CHARLES E. WILLIAMS, of Dalhart, during the last fifteen or twenty years has probably drilled as many wells in the Panhandle country as any other one man, and in this industry, so indispensable to the welfare and progress of this part of the state, he has been unusually successful, and he is recognized as a business man of large ability and a citizen of eminent public spirit and personal worth.
Mr. Williams is a native of the state of Indiana, born near Greensburg, Decatur county, in 1863, his parents, Louden and Harriet Emily (Evans) Williams, being natives of the same state and now residents of the Panhandle. The entire family moved to Texas in 1880, locating near Lawrence in Kaufman county, and four years later went out into the western country and located on a ranch in Fisher county, where the father was engaged quite extensively in the cattle business. Mr. Louden Williams lived in Fisher county for sixteen years, his sons in the meantime going up into Northwest Texas in the newer country, and in 1900 he followed them and moved to Dallam county, he and his good wife now residing on one of the Williams ranches seventeen miles east of Dalhart.
In 1886 Mr. Charles E. Williams left his father’s ranch in Fisher county and took a contract with the Capitol Syndicate Cattle Company (X I T ranch) to dig a number of wells on their ranch. At that time the X I T was the biggest ranch in the world, extending over several counties in the Panhandle and comprising three million acres of land. In the fulfillment of his contract Mr. Williams drilled wells in Hockley, Lamb, Floyd and other counties, and he has been extensively engaged in this line of business ever since 1886. He was drilling wells for the X I T company south of the Canadian river until 1888, when the came up to Hartley county and drilled a well at Hartley for the Fort Worth and Denver road, which was completed through this county in 1888. For several years thereafter he was drilling wells along the line of the Fort Worth and Denver form the city of Fort Worth to Pueblo, Colorado.

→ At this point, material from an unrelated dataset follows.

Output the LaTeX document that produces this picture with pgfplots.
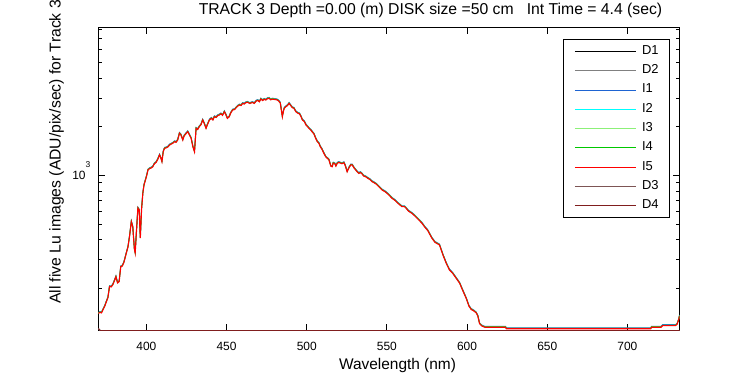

When the Rock Island System graded their El Paso line through Dallam and Hartley counties early in 1901, Mr. Williams entered into a contract to drill wells along the line, and since that time has put down thirteen wells for that company. Since the town of Dalhart was started in 1901 he has made his home at this place, where he has built a nice, comfortable residence, identifying himself thoroughly with the life of the town. In July, 1901, he drilled a well in Dalhart three hundred and sixteen feet in depth, and established the Dalhart water works, which has ever since that time supplied first-class water to the residents and has proved one of the most important additions in making Dalhart a flourishing, up-to-date little city. In September, 1904, Mr. Williams sold this plant to a company known as the Dalhart Water Works Company, and since that time he has continued his occupation of drilling wells for railroads and private individuals in this section of the country.
Mr. Williams has three older brothers who are successful cattle ranchers in this part of the state. Sam and Otto W. are in Dallam county, and F. S. is in Hartley county. Mr. Williams was married in October, 1896, to Miss Anna Atkinson, a daughter of George F. Atkinson, a prominent old-timer of Texas who was born and reared in Jack county and for several years has lived in the Panhandle. Mr. Williams was elected and served as treasurer of Hartley county when it was first organized, in 1891. Mr. Williams affiliates with the Knights of Pythias, and his wife is a member of the Methodist church.